When REN21 was founded in 2004, “the future of renewable energy looked very different than it does today,” said Project Chair Arthouros Zervos. “At that time, calls for 100% renewable energy were not taken seriously. Today, the world’s leading energy experts are engaged in rational discussions about its feasibility, and in what time frame.”
But “wishful thinking won’t get us there,” stressed Executive Secretary Christine Lins. “Only by fully understanding the challenges, and engaging in informed debate about how to overcome them, can governments adopt the right policies and financial incentives to accelerate the pace of deployment.”
The REN21 report—accompanied by an interactive map and a collection of 50 infographics—is organized around 12 “Great Debates” in which the 114 energy experts took part. They included the prospects for energy efficiency at the global level, the future of utilities, heating, and renewables for transport, the interconnections between sectors, the role of storage, the role of mega-cities, and how renewables can enable energy access.
In introducing the Great Debates, REN21 stresses that its purpose in canvassing a wide array of specialist opinion was to “present the complex and nuanced opinions and discussions of energy experts from all over the world,” not to publish an advocacy document.
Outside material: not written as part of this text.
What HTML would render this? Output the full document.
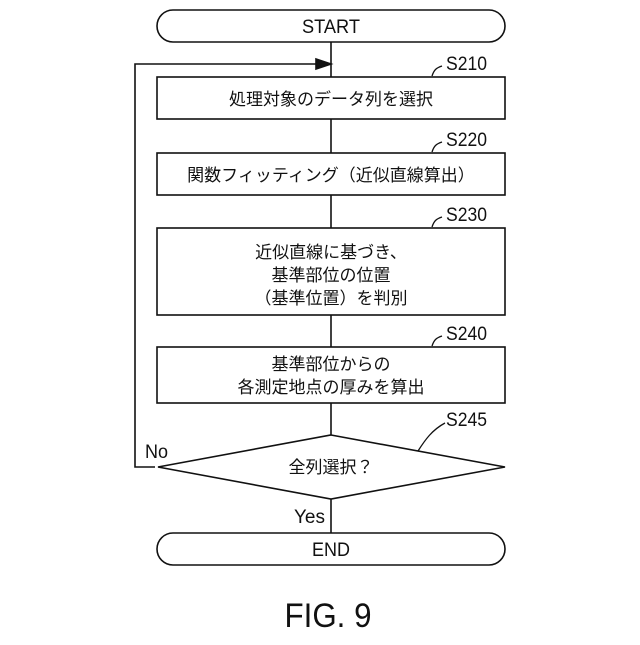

“Holding global average temperature rise well below 2.0°C, not to mention a much safer limit of 1.5°C, requires nothing short of the complete decarbonization of the energy sector,” it states. “But the world is a complex place; what works in one country doesn’t necessarily work in another. Finding solutions for some sectors is easier than for others. The stakes are high—financially, environmentally, and socially—and as the transition progresses, there will be clear winners and losers.”